--- begin MATERIAL ---
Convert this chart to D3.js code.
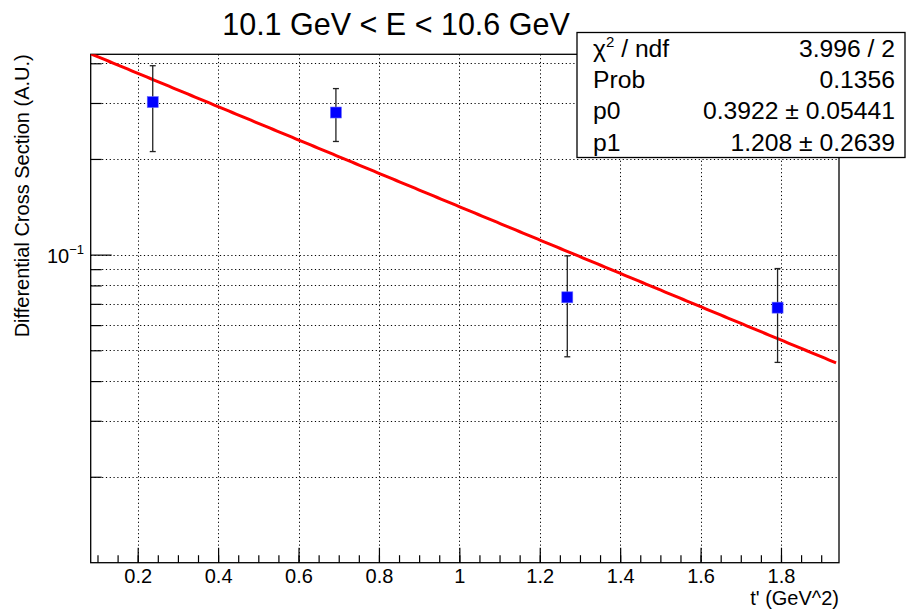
<!DOCTYPE html>
<html>
<head>
<meta charset="utf-8">
<script src="https://cdn.jsdelivr.net/npm/d3@7"></script>
<style>
  html, body { margin: 0; padding: 0; background: #fff; }
  svg { display: block; }
  text { font-family: "Liberation Sans", Arial, Helvetica, sans-serif; }
</style>
</head>
<body>
<svg id="chart" width="906" height="613"></svg>
<script>
// ---- data ----
const tValues   = [0.2374, 0.693, 1.2685, 1.7915];
const xsValues  = [0.302, 0.280, 0.0734, 0.0681];
const xsErrors  = [0.091, 0.053, 0.0257, 0.0223];
const fitParams = [0.3922, 1.208];            // p0, p1  : f(t) = p0*p1*exp(-p1*t)
const fitRange  = [0.0831, 1.937];
const xDomain   = [0.0831, 1.9443];
const yDomain   = [0.01073, 0.4269];
const xMajorTicks = [0.2, 0.4, 0.6, 0.8, 1.0, 1.2, 1.4, 1.6, 1.8];
const xTickLabels = ["0.2", "0.4", "0.6", "0.8", "1", "1.2", "1.4", "1.6", "1.8"];
const xMinorTicks = d3.range(0.1, 1.9001, 0.05);
const yMinorTicks = [0.02, 0.03, 0.04, 0.05, 0.06, 0.07, 0.08, 0.09, 0.2, 0.3, 0.4];
const yMajorTicks = [0.1];
const statsLabels = ["χ2 / ndf", "Prob", "p0", "p1"];
const statsValues = ["3.996 / 2", "0.1356", "0.3922 ± 0.05441", "1.208 ± 0.2639"];
const titleText  = "10.1 GeV < E < 10.6 GeV";
const xTitleText = "t' (GeV^2)";
const yTitleText = "Differential Cross Section (A.U.)";

// ---- layout ----
const L = 90.7, R = 839, T = 54.3, B = 562.7;
const svg = d3.select("#chart");
const x = d3.scaleLinear().domain(xDomain).range([L, R]);
const y = d3.scaleLog().domain(yDomain).range([B, T]);

svg.append("defs").append("clipPath").attr("id", "plotclip")
  .append("rect").attr("x", L).attr("y", T).attr("width", R - L).attr("height", B - T);

// grid
const grid = svg.append("g").attr("stroke", "#000").attr("stroke-width", 1)
  .attr("stroke-dasharray", "1.2,2.6");
grid.selectAll("line.gx").data(xMajorTicks).join("line")
  .attr("x1", d => Math.round(x(d)) + 0.5).attr("x2", d => Math.round(x(d)) + 0.5)
  .attr("y1", T).attr("y2", B);
grid.selectAll("line.gy").data(yMinorTicks.concat(yMajorTicks)).join("line")
  .attr("x1", L).attr("x2", R)
  .attr("y1", d => Math.round(y(d)) + 0.5).attr("y2", d => Math.round(y(d)) + 0.5);

// axes
const xAxis = d3.axisBottom(x).tickValues(xMajorTicks).tickSize(-15)
  .tickFormat((d, i) => xTickLabels[i]).tickPadding(5);
const gx = svg.append("g").attr("transform", `translate(0,${B})`).call(xAxis);
gx.select(".domain").remove();
gx.selectAll(".tick line").attr("stroke", "#000").attr("stroke-width", 1.2);
gx.selectAll(".tick text").attr("font-size", 20).attr("fill", "#000").attr("dy", "0.78em");

const xMinor = d3.axisBottom(x).tickValues(xMinorTicks).tickSize(-7.5).tickFormat("");
const gxm = svg.append("g").attr("transform", `translate(0,${B})`).call(xMinor);
gxm.select(".domain").remove();
gxm.selectAll(".tick line").attr("stroke", "#000").attr("stroke-width", 1.2);

const yMinor = d3.axisLeft(y).tickValues(yMinorTicks).tickSize(-11).tickFormat("");
const gym = svg.append("g").attr("transform", `translate(${L},0)`).call(yMinor);
gym.select(".domain").remove();
gym.selectAll(".tick line").attr("stroke", "#000").attr("stroke-width", 1.2);

const yMajor = d3.axisLeft(y).tickValues(yMajorTicks).tickSize(-21).tickFormat("");
const gyM = svg.append("g").attr("transform", `translate(${L},0)`).call(yMajor);
gyM.select(".domain").remove();
gyM.selectAll(".tick line").attr("stroke", "#000").attr("stroke-width", 1.2);

// y major label 10^-1
yMajorTicks.forEach(v => {
  const exp = Math.round(Math.log10(v));
  const t = svg.append("text").attr("x", 84).attr("y", y(v) + 8)
    .attr("text-anchor", "end").attr("font-size", 20).attr("fill", "#000");
  t.append("tspan").text("10");
  t.append("tspan").attr("font-size", 13).attr("dy", -9).text("−" + Math.abs(exp));
});

// frame
svg.append("rect").attr("x", L).attr("y", T).attr("width", R - L).attr("height", B - T)
  .attr("fill", "none").attr("stroke", "#000").attr("stroke-width", 1.3);

// fit curve
const fitPts = d3.range(0, 201).map(i => {
  const t = fitRange[0] + (fitRange[1] - fitRange[0]) * i / 200;
  return [t, fitParams[0] * fitParams[1] * Math.exp(-fitParams[1] * t)];
});
svg.append("path").datum(fitPts)
  .attr("clip-path", "url(#plotclip)")
  .attr("d", d3.line().x(d => x(d[0])).y(d => y(d[1])))
  .attr("fill", "none").attr("stroke", "#ff0000").attr("stroke-width", 3);

// error bars
const pts = tValues.map((t, i) => ({ t, v: xsValues[i], e: xsErrors[i] }));
const eb = svg.append("g").attr("stroke", "#222").attr("stroke-width", 1.3);
eb.selectAll("line.v").data(pts).join("line")
  .attr("x1", d => x(d.t)).attr("x2", d => x(d.t))
  .attr("y1", d => y(d.v + d.e)).attr("y2", d => y(d.v - d.e));
eb.selectAll("line.c1").data(pts).join("line")
  .attr("x1", d => x(d.t) - 3).attr("x2", d => x(d.t) + 3)
  .attr("y1", d => y(d.v + d.e)).attr("y2", d => y(d.v + d.e));
eb.selectAll("line.c2").data(pts).join("line")
  .attr("x1", d => x(d.t) - 3).attr("x2", d => x(d.t) + 3)
  .attr("y1", d => y(d.v - d.e)).attr("y2", d => y(d.v - d.e));

// markers
svg.append("g").selectAll("rect").data(pts).join("rect")
  .attr("x", d => x(d.t) - 5.5).attr("y", d => y(d.v) - 5.5)
  .attr("width", 11).attr("height", 11)
  .attr("fill", "#0000ff").attr("stroke", "#6a6aff").attr("stroke-width", 0.6);

// title
svg.append("text").attr("x", 396).attr("y", 35).attr("text-anchor", "middle")
  .attr("font-size", 30.5).attr("fill", "#000").text(titleText);

// axis titles
svg.append("text").attr("x", R).attr("y", 605).attr("text-anchor", "end")
  .attr("font-size", 20).attr("fill", "#000").text(xTitleText);
svg.append("text").attr("transform", `translate(29,${T}) rotate(-90)`)
  .attr("text-anchor", "end").attr("font-size", 20).attr("fill", "#000").text(yTitleText);

// stats box
const sbX = 577, sbY = 32.5, sbW = 328, sbH = 125;
svg.append("rect").attr("x", sbX).attr("y", sbY).attr("width", sbW).attr("height", sbH)
  .attr("fill", "#fff").attr("stroke", "#000").attr("stroke-width", 1.3);
const rowH = sbH / statsLabels.length;
statsLabels.forEach((lab, i) => {
  const by = sbY + rowH * (i + 1) - 7;
  const tl = svg.append("text").attr("x", sbX + 16).attr("y", by)
    .attr("font-size", 24.7).attr("fill", "#000");
  if (lab.startsWith("χ2")) {
    tl.append("tspan").text("χ");
    tl.append("tspan").attr("font-size", 15).attr("dy", -10).text("2");
    tl.append("tspan").attr("dy", 10).text(" / ndf");
  } else {
    tl.text(lab);
  }
  svg.append("text").attr("x", 895).attr("y", by).attr("text-anchor", "end")
    .attr("font-size", 24.7).attr("fill", "#000").text(statsValues[i]);
});
</script>
</body>
</html>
--- end MATERIAL ---
Leave out the pictures and reproduce the rest of the listing exactly.

== WRITTEN RESPONSE ==
Convert this chart to D3.js code.
<!DOCTYPE html>
<html>
<head>
<meta charset="utf-8">
<script src="https://cdn.jsdelivr.net/npm/d3@7"></script>
<style>
  html, body { margin: 0; padding: 0; background: #fff; }
  svg { display: block; }
  text { font-family: "Liberation Sans", Arial, Helvetica, sans-serif; }
</style>
</head>
<body>
<svg id="chart" width="906" height="613"></svg>
<script>
// ---- data ----
const tValues   = [0.2374, 0.693, 1.2685, 1.7915];
const xsValues  = [0.302, 0.280, 0.0734, 0.0681];
const xsErrors  = [0.091, 0.053, 0.0257, 0.0223];
const fitParams = [0.3922, 1.208];            // p0, p1  : f(t) = p0*p1*exp(-p1*t)
const fitRange  = [0.0831, 1.937];
const xDomain   = [0.0831, 1.9443];
const yDomain   = [0.01073, 0.4269];
const xMajorTicks = [0.2, 0.4, 0.6, 0.8, 1.0, 1.2, 1.4, 1.6, 1.8];
const xTickLabels = ["0.2", "0.4", "0.6", "0.8", "1", "1.2", "1.4", "1.6", "1.8"];
const xMinorTicks = d3.range(0.1, 1.9001, 0.05);
const yMinorTicks = [0.02, 0.03, 0.04, 0.05, 0.06, 0.07, 0.08, 0.09, 0.2, 0.3, 0.4];
const yMajorTicks = [0.1];
const statsLabels = ["χ2 / ndf", "Prob", "p0", "p1"];
const statsValues = ["3.996 / 2", "0.1356", "0.3922 ± 0.05441", "1.208 ± 0.2639"];
const titleText  = "10.1 GeV < E < 10.6 GeV";
const xTitleText = "t' (GeV^2)";
const yTitleText = "Differential Cross Section (A.U.)";

// ---- layout ----
const L = 90.7, R = 839, T = 54.3, B = 562.7;
const svg = d3.select("#chart");
const x = d3.scaleLinear().domain(xDomain).range([L, R]);
const y = d3.scaleLog().domain(yDomain).range([B, T]);

svg.append("defs").append("clipPath").attr("id", "plotclip")
  .append("rect").attr("x", L).attr("y", T).attr("width", R - L).attr("height", B - T);

// grid
const grid = svg.append("g").attr("stroke", "#000").attr("stroke-width", 1)
  .attr("stroke-dasharray", "1.2,2.6");
grid.selectAll("line.gx").data(xMajorTicks).join("line")
  .attr("x1", d => Math.round(x(d)) + 0.5).attr("x2", d => Math.round(x(d)) + 0.5)
  .attr("y1", T).attr("y2", B);
grid.selectAll("line.gy").data(yMinorTicks.concat(yMajorTicks)).join("line")
  .attr("x1", L).attr("x2", R)
  .attr("y1", d => Math.round(y(d)) + 0.5).attr("y2", d => Math.round(y(d)) + 0.5);

// axes
const xAxis = d3.axisBottom(x).tickValues(xMajorTicks).tickSize(-15)
  .tickFormat((d, i) => xTickLabels[i]).tickPadding(5);
const gx = svg.append("g").attr("transform", `translate(0,${B})`).call(xAxis);
gx.select(".domain").remove();
gx.selectAll(".tick line").attr("stroke", "#000").attr("stroke-width", 1.2);
gx.selectAll(".tick text").attr("font-size", 20).attr("fill", "#000").attr("dy", "0.78em");

const xMinor = d3.axisBottom(x).tickValues(xMinorTicks).tickSize(-7.5).tickFormat("");
const gxm = svg.append("g").attr("transform", `translate(0,${B})`).call(xMinor);
gxm.select(".domain").remove();
gxm.selectAll(".tick line").attr("stroke", "#000").attr("stroke-width", 1.2);

const yMinor = d3.axisLeft(y).tickValues(yMinorTicks).tickSize(-11).tickFormat("");
const gym = svg.append("g").attr("transform", `translate(${L},0)`).call(yMinor);
gym.select(".domain").remove();
gym.selectAll(".tick line").attr("stroke", "#000").attr("stroke-width", 1.2);

const yMajor = d3.axisLeft(y).tickValues(yMajorTicks).tickSize(-21).tickFormat("");
const gyM = svg.append("g").attr("transform", `translate(${L},0)`).call(yMajor);
gyM.select(".domain").remove();
gyM.selectAll(".tick line").attr("stroke", "#000").attr("stroke-width", 1.2);

// y major label 10^-1
yMajorTicks.forEach(v => {
  const exp = Math.round(Math.log10(v));
  const t = svg.append("text").attr("x", 84).attr("y", y(v) + 8)
    .attr("text-anchor", "end").attr("font-size", 20).attr("fill", "#000");
  t.append("tspan").text("10");
  t.append("tspan").attr("font-size", 13).attr("dy", -9).text("−" + Math.abs(exp));
});

// frame
svg.append("rect").attr("x", L).attr("y", T).attr("width", R - L).attr("height", B - T)
  .attr("fill", "none").attr("stroke", "#000").attr("stroke-width", 1.3);

// fit curve
const fitPts = d3.range(0, 201).map(i => {
  const t = fitRange[0] + (fitRange[1] - fitRange[0]) * i / 200;
  return [t, fitParams[0] * fitParams[1] * Math.exp(-fitParams[1] * t)];
});
svg.append("path").datum(fitPts)
  .attr("clip-path", "url(#plotclip)")
  .attr("d", d3.line().x(d => x(d[0])).y(d => y(d[1])))
  .attr("fill", "none").attr("stroke", "#ff0000").attr("stroke-width", 3);

// error bars
const pts = tValues.map((t, i) => ({ t, v: xsValues[i], e: xsErrors[i] }));
const eb = svg.append("g").attr("stroke", "#222").attr("stroke-width", 1.3);
eb.selectAll("line.v").data(pts).join("line")
  .attr("x1", d => x(d.t)).attr("x2", d => x(d.t))
  .attr("y1", d => y(d.v + d.e)).attr("y2", d => y(d.v - d.e));
eb.selectAll("line.c1").data(pts).join("line")
  .attr("x1", d => x(d.t) - 3).attr("x2", d => x(d.t) + 3)
  .attr("y1", d => y(d.v + d.e)).attr("y2", d => y(d.v + d.e));
eb.selectAll("line.c2").data(pts).join("line")
  .attr("x1", d => x(d.t) - 3).attr("x2", d => x(d.t) + 3)
  .attr("y1", d => y(d.v - d.e)).attr("y2", d => y(d.v - d.e));

// markers
svg.append("g").selectAll("rect").data(pts).join("rect")
  .attr("x", d => x(d.t) - 5.5).attr("y", d => y(d.v) - 5.5)
  .attr("width", 11).attr("height", 11)
  .attr("fill", "#0000ff").attr("stroke", "#6a6aff").attr("stroke-width", 0.6);

// title
svg.append("text").attr("x", 396).attr("y", 35).attr("text-anchor", "middle")
  .attr("font-size", 30.5).attr("fill", "#000").text(titleText);

// axis titles
svg.append("text").attr("x", R).attr("y", 605).attr("text-anchor", "end")
  .attr("font-size", 20).attr("fill", "#000").text(xTitleText);
svg.append("text").attr("transform", `translate(29,${T}) rotate(-90)`)
  .attr("text-anchor", "end").attr("font-size", 20).attr("fill", "#000").text(yTitleText);

// stats box
const sbX = 577, sbY = 32.5, sbW = 328, sbH = 125;
svg.append("rect").attr("x", sbX).attr("y", sbY).attr("width", sbW).attr("height", sbH)
  .attr("fill", "#fff").attr("stroke", "#000").attr("stroke-width", 1.3);
const rowH = sbH / statsLabels.length;
statsLabels.forEach((lab, i) => {
  const by = sbY + rowH * (i + 1) - 7;
  const tl = svg.append("text").attr("x", sbX + 16).attr("y", by)
    .attr("font-size", 24.7).attr("fill", "#000");
  if (lab.startsWith("χ2")) {
    tl.append("tspan").text("χ");
    tl.append("tspan").attr("font-size", 15).attr("dy", -10).text("2");
    tl.append("tspan").attr("dy", 10).text(" / ndf");
  } else {
    tl.text(lab);
  }
  svg.append("text").attr("x", 895).attr("y", by).attr("text-anchor", "end")
    .attr("font-size", 24.7).attr("fill", "#000").text(statsValues[i]);
});
</script>
</body>
</html>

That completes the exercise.